**Problem statement**
Your task is to copy the listing exactly, with the pictures left out.

##########

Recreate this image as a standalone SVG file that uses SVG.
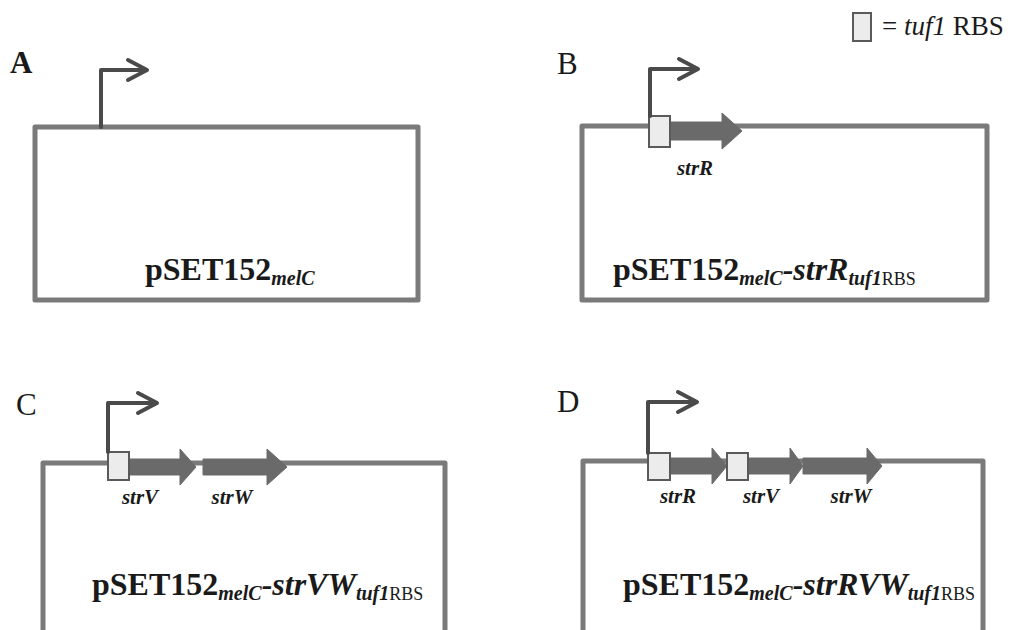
<svg xmlns="http://www.w3.org/2000/svg" width="1022" height="630" viewBox="0 0 1022 630">
<style>
.frame{fill:none;stroke:#7a7a7a;stroke-width:5;stroke-linejoin:round}
.prom{fill:none;stroke:#4a4a4a;stroke-width:4;stroke-linejoin:round;stroke-linecap:round}
.gene{fill:#6a6a6a;stroke:#6a6a6a;stroke-width:1}
.rbs{fill:#ececec;stroke:#5a5a5a;stroke-width:2}
.letter{font-family:"Liberation Serif",serif;font-size:31px;fill:#1a1a1a}
.lab{font-family:"Liberation Serif",serif;font-size:21px;font-weight:bold;font-style:italic;fill:#1a1a1a;text-anchor:middle}
.title{font-family:"Liberation Serif",serif;font-size:32px;font-weight:bold;fill:#1a1a1a}
.sub{font-size:20px;font-style:italic}
.subr{font-size:18px;font-weight:normal}
.it{font-style:italic}
</style>
<rect width="1022" height="630" fill="#ffffff"/>
<g id="legend">
<rect class="rbs" x="853" y="13" width="18" height="28"/>
<text x="882" y="35" font-family="Liberation Serif,serif" font-size="27" fill="#1a1a1a">= <tspan font-style="italic">tuf1</tspan> RBS</text>
</g>
<g id="panelA">
<text class="letter" x="10" y="73" font-weight="bold">A</text>
<rect class="frame" x="35" y="127" width="383" height="173"/>
<text class="title" x="145" y="280">pSET152<tspan class="sub" dy="5">melC</tspan></text>
</g>
<g id="panelB">
<text class="letter" x="557" y="74">B</text>
<rect class="frame" x="582" y="126" width="405" height="174"/>
<path class="gene" d="M670,122 H722 V113 L742,131 L722,149 V140 H670 Z"/>
<rect class="rbs" x="649" y="116" width="21" height="31"/>
<text class="lab" x="695" y="175">strR</text>
<text class="title" x="613" y="280">pSET152<tspan class="sub" dy="5">melC</tspan><tspan class="it" dy="-5">-strR</tspan><tspan class="sub" dy="5">tuf1</tspan><tspan class="subr">RBS</tspan></text>
</g>
<g id="panelC">
<text class="letter" x="16" y="415">C</text>
<rect class="frame" x="43" y="463" width="402" height="170"/>
<path class="gene" d="M129,459 H180 V449 L196,467 L180,485 V475 H129 Z"/>
<path class="gene" d="M203,459 H267 V449 L287,467 L267,485 V475 H203 Z"/>
<rect class="rbs" x="108" y="452" width="21" height="28"/>
<text class="lab" x="140" y="504">strV</text>
<text class="lab" x="232" y="504">strW</text>
<text class="title" x="92" y="595">pSET152<tspan class="sub" dy="5">melC</tspan><tspan class="it" dy="-5">-strVW</tspan><tspan class="sub" dy="5">tuf1</tspan><tspan class="subr">RBS</tspan></text>
</g>
<g id="panelD">
<text class="letter" x="557" y="412">D</text>
<rect class="frame" x="583" y="461" width="400" height="172"/>
<path class="gene" d="M670,458 H712 V448 L727,466 L712,484 V474 H670 Z"/>
<path class="gene" d="M748,458 H790 V448 L803,466 L790,484 V474 H748 Z"/>
<path class="gene" d="M803,458 H867 V448 L882,466 L867,484 V474 H803 Z"/>
<rect class="rbs" x="648" y="453" width="22" height="27"/>
<rect class="rbs" x="727" y="453" width="21" height="27"/>
<text class="lab" x="678" y="503">strR</text>
<text class="lab" x="761" y="503">strV</text>
<text class="lab" x="851" y="503">strW</text>
<text class="title" x="623" y="595">pSET152<tspan class="sub" dy="5">melC</tspan><tspan class="it" dy="-5">-strRVW</tspan><tspan class="sub" dy="5">tuf1</tspan><tspan class="subr">RBS</tspan></text>
</g>
<g id="connectors">
<path class="prom" d="M101,127 V70 H146 M128,60 L147,70 L128,80"/>
<path class="prom" d="M650,116 V69 H697 M679,59 L698,69 L679,79"/>
<path class="prom" d="M108,452 V403 H156 M138,393 L157,403 L138,413"/>
<path class="prom" d="M648,453 V402 H696 M678,392 L697,402 L678,412"/>
</g>
</svg>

##########

**Reply to the task**
Recreate this image as a standalone SVG file that uses SVG.
<svg xmlns="http://www.w3.org/2000/svg" width="1022" height="630" viewBox="0 0 1022 630">
<style>
.frame{fill:none;stroke:#7a7a7a;stroke-width:5;stroke-linejoin:round}
.prom{fill:none;stroke:#4a4a4a;stroke-width:4;stroke-linejoin:round;stroke-linecap:round}
.gene{fill:#6a6a6a;stroke:#6a6a6a;stroke-width:1}
.rbs{fill:#ececec;stroke:#5a5a5a;stroke-width:2}
.letter{font-family:"Liberation Serif",serif;font-size:31px;fill:#1a1a1a}
.lab{font-family:"Liberation Serif",serif;font-size:21px;font-weight:bold;font-style:italic;fill:#1a1a1a;text-anchor:middle}
.title{font-family:"Liberation Serif",serif;font-size:32px;font-weight:bold;fill:#1a1a1a}
.sub{font-size:20px;font-style:italic}
.subr{font-size:18px;font-weight:normal}
.it{font-style:italic}
</style>
<rect width="1022" height="630" fill="#ffffff"/>
<g id="legend">
<rect class="rbs" x="853" y="13" width="18" height="28"/>
<text x="882" y="35" font-family="Liberation Serif,serif" font-size="27" fill="#1a1a1a">= <tspan font-style="italic">tuf1</tspan> RBS</text>
</g>
<g id="panelA">
<text class="letter" x="10" y="73" font-weight="bold">A</text>
<rect class="frame" x="35" y="127" width="383" height="173"/>
<text class="title" x="145" y="280">pSET152<tspan class="sub" dy="5">melC</tspan></text>
</g>
<g id="panelB">
<text class="letter" x="557" y="74">B</text>
<rect class="frame" x="582" y="126" width="405" height="174"/>
<path class="gene" d="M670,122 H722 V113 L742,131 L722,149 V140 H670 Z"/>
<rect class="rbs" x="649" y="116" width="21" height="31"/>
<text class="lab" x="695" y="175">strR</text>
<text class="title" x="613" y="280">pSET152<tspan class="sub" dy="5">melC</tspan><tspan class="it" dy="-5">-strR</tspan><tspan class="sub" dy="5">tuf1</tspan><tspan class="subr">RBS</tspan></text>
</g>
<g id="panelC">
<text class="letter" x="16" y="415">C</text>
<rect class="frame" x="43" y="463" width="402" height="170"/>
<path class="gene" d="M129,459 H180 V449 L196,467 L180,485 V475 H129 Z"/>
<path class="gene" d="M203,459 H267 V449 L287,467 L267,485 V475 H203 Z"/>
<rect class="rbs" x="108" y="452" width="21" height="28"/>
<text class="lab" x="140" y="504">strV</text>
<text class="lab" x="232" y="504">strW</text>
<text class="title" x="92" y="595">pSET152<tspan class="sub" dy="5">melC</tspan><tspan class="it" dy="-5">-strVW</tspan><tspan class="sub" dy="5">tuf1</tspan><tspan class="subr">RBS</tspan></text>
</g>
<g id="panelD">
<text class="letter" x="557" y="412">D</text>
<rect class="frame" x="583" y="461" width="400" height="172"/>
<path class="gene" d="M670,458 H712 V448 L727,466 L712,484 V474 H670 Z"/>
<path class="gene" d="M748,458 H790 V448 L803,466 L790,484 V474 H748 Z"/>
<path class="gene" d="M803,458 H867 V448 L882,466 L867,484 V474 H803 Z"/>
<rect class="rbs" x="648" y="453" width="22" height="27"/>
<rect class="rbs" x="727" y="453" width="21" height="27"/>
<text class="lab" x="678" y="503">strR</text>
<text class="lab" x="761" y="503">strV</text>
<text class="lab" x="851" y="503">strW</text>
<text class="title" x="623" y="595">pSET152<tspan class="sub" dy="5">melC</tspan><tspan class="it" dy="-5">-strRVW</tspan><tspan class="sub" dy="5">tuf1</tspan><tspan class="subr">RBS</tspan></text>
</g>
<g id="connectors">
<path class="prom" d="M101,127 V70 H146 M128,60 L147,70 L128,80"/>
<path class="prom" d="M650,116 V69 H697 M679,59 L698,69 L679,79"/>
<path class="prom" d="M108,452 V403 H156 M138,393 L157,403 L138,413"/>
<path class="prom" d="M648,453 V402 H696 M678,392 L697,402 L678,412"/>
</g>
</svg>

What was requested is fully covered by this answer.